## Material
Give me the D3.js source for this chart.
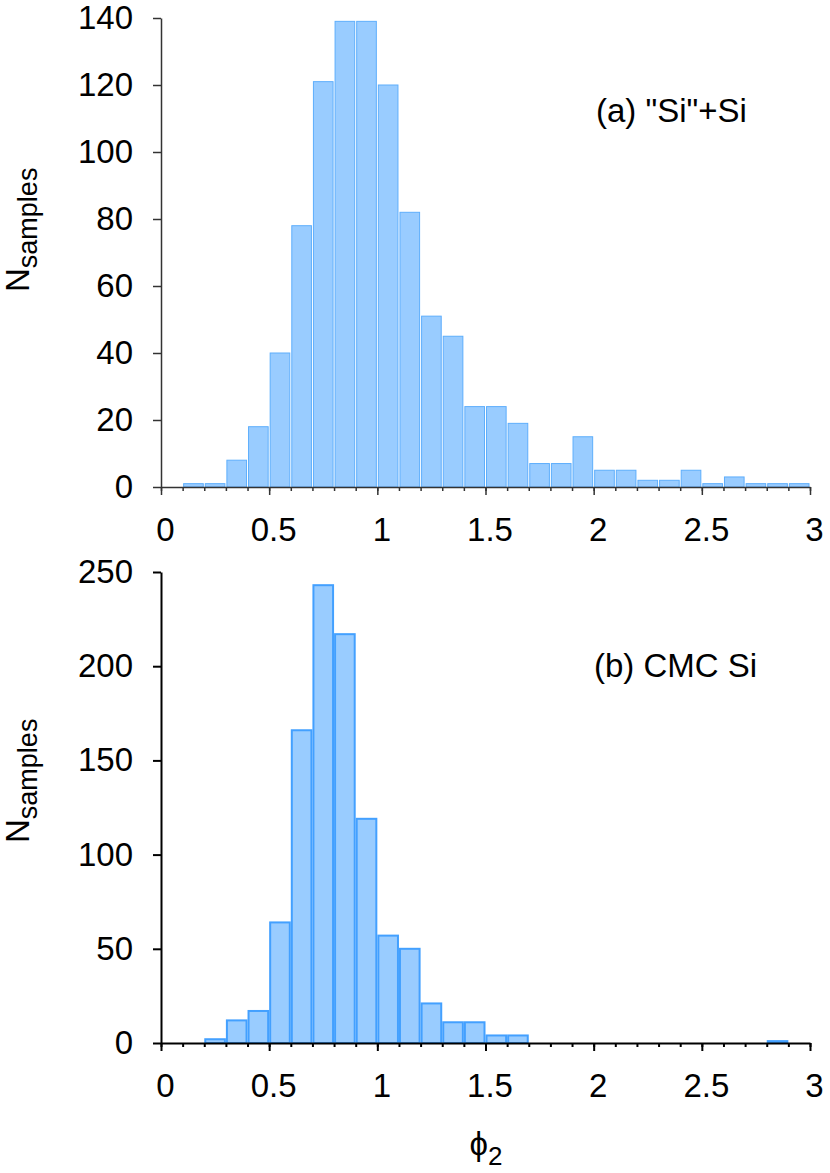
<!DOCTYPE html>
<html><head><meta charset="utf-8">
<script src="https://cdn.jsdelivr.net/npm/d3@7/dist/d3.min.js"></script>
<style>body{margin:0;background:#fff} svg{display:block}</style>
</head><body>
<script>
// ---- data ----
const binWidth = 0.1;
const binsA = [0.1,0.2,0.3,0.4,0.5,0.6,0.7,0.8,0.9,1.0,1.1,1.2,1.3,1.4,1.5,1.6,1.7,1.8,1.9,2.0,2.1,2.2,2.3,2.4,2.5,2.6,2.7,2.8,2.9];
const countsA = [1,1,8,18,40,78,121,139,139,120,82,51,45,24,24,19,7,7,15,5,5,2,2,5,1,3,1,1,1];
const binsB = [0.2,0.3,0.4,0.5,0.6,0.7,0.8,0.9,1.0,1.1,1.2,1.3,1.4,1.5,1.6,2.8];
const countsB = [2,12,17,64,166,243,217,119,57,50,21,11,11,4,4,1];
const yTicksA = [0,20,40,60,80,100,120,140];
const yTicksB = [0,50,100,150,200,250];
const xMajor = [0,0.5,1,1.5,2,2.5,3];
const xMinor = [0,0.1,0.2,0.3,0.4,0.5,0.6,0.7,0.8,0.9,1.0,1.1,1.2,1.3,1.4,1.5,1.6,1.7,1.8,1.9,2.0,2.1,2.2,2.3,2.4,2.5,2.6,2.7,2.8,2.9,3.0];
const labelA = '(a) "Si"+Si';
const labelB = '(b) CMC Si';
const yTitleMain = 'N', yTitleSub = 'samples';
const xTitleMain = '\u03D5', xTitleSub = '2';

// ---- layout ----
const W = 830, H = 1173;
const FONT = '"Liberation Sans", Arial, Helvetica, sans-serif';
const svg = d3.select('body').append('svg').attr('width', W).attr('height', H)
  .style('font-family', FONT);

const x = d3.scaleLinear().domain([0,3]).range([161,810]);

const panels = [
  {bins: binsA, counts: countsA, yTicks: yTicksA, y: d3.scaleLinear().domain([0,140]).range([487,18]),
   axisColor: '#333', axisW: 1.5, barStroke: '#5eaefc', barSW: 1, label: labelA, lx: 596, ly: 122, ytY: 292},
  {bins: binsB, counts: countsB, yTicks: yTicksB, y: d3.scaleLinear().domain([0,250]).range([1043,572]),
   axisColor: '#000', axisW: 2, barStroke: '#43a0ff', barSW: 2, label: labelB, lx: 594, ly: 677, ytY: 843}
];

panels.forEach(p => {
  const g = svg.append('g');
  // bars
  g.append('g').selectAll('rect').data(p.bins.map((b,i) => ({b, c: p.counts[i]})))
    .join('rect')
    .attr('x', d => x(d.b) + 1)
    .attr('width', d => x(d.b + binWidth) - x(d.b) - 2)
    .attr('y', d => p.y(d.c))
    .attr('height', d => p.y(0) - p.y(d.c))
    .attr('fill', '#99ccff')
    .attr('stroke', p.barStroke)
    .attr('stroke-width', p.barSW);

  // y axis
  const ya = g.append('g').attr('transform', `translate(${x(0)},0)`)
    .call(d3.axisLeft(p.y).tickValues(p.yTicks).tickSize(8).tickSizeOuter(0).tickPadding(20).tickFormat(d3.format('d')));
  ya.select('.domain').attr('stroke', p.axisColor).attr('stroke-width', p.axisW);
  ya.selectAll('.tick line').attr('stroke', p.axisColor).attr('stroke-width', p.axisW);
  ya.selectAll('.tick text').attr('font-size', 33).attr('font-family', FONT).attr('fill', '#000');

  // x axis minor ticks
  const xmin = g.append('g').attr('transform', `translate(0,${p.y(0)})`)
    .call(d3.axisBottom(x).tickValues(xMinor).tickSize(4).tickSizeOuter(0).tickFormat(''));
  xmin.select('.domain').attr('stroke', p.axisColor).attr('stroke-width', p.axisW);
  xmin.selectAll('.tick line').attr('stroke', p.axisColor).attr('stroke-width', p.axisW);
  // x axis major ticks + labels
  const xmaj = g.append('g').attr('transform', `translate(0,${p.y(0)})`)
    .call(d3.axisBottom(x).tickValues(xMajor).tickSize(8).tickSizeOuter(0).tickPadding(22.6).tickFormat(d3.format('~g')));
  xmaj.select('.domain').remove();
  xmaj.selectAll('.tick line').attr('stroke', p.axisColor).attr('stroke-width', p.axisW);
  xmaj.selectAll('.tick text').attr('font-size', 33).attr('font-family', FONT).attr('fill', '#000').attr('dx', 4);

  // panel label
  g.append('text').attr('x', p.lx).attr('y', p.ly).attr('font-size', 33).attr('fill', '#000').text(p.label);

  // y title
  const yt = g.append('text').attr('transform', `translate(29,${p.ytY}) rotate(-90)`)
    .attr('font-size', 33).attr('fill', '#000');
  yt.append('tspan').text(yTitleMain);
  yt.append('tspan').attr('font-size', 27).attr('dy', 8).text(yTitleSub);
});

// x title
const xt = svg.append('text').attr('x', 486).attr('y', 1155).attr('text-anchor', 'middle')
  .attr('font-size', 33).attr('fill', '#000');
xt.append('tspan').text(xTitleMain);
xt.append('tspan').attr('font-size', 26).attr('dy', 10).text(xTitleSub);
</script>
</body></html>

## To be done
Take the material above from its first line through the line holding "const x = d3.scaleLinear().domain([0,3]).range([161,810]);" and set it down exactly, without the pictures.

## Worked solution
Give me the D3.js source for this chart.
<!DOCTYPE html>
<html><head><meta charset="utf-8">
<script src="https://cdn.jsdelivr.net/npm/d3@7/dist/d3.min.js"></script>
<style>body{margin:0;background:#fff} svg{display:block}</style>
</head><body>
<script>
// ---- data ----
const binWidth = 0.1;
const binsA = [0.1,0.2,0.3,0.4,0.5,0.6,0.7,0.8,0.9,1.0,1.1,1.2,1.3,1.4,1.5,1.6,1.7,1.8,1.9,2.0,2.1,2.2,2.3,2.4,2.5,2.6,2.7,2.8,2.9];
const countsA = [1,1,8,18,40,78,121,139,139,120,82,51,45,24,24,19,7,7,15,5,5,2,2,5,1,3,1,1,1];
const binsB = [0.2,0.3,0.4,0.5,0.6,0.7,0.8,0.9,1.0,1.1,1.2,1.3,1.4,1.5,1.6,2.8];
const countsB = [2,12,17,64,166,243,217,119,57,50,21,11,11,4,4,1];
const yTicksA = [0,20,40,60,80,100,120,140];
const yTicksB = [0,50,100,150,200,250];
const xMajor = [0,0.5,1,1.5,2,2.5,3];
const xMinor = [0,0.1,0.2,0.3,0.4,0.5,0.6,0.7,0.8,0.9,1.0,1.1,1.2,1.3,1.4,1.5,1.6,1.7,1.8,1.9,2.0,2.1,2.2,2.3,2.4,2.5,2.6,2.7,2.8,2.9,3.0];
const labelA = '(a) "Si"+Si';
const labelB = '(b) CMC Si';
const yTitleMain = 'N', yTitleSub = 'samples';
const xTitleMain = '\u03D5', xTitleSub = '2';

// ---- layout ----
const W = 830, H = 1173;
const FONT = '"Liberation Sans", Arial, Helvetica, sans-serif';
const svg = d3.select('body').append('svg').attr('width', W).attr('height', H)
  .style('font-family', FONT);

const x = d3.scaleLinear().domain([0,3]).range([161,810]);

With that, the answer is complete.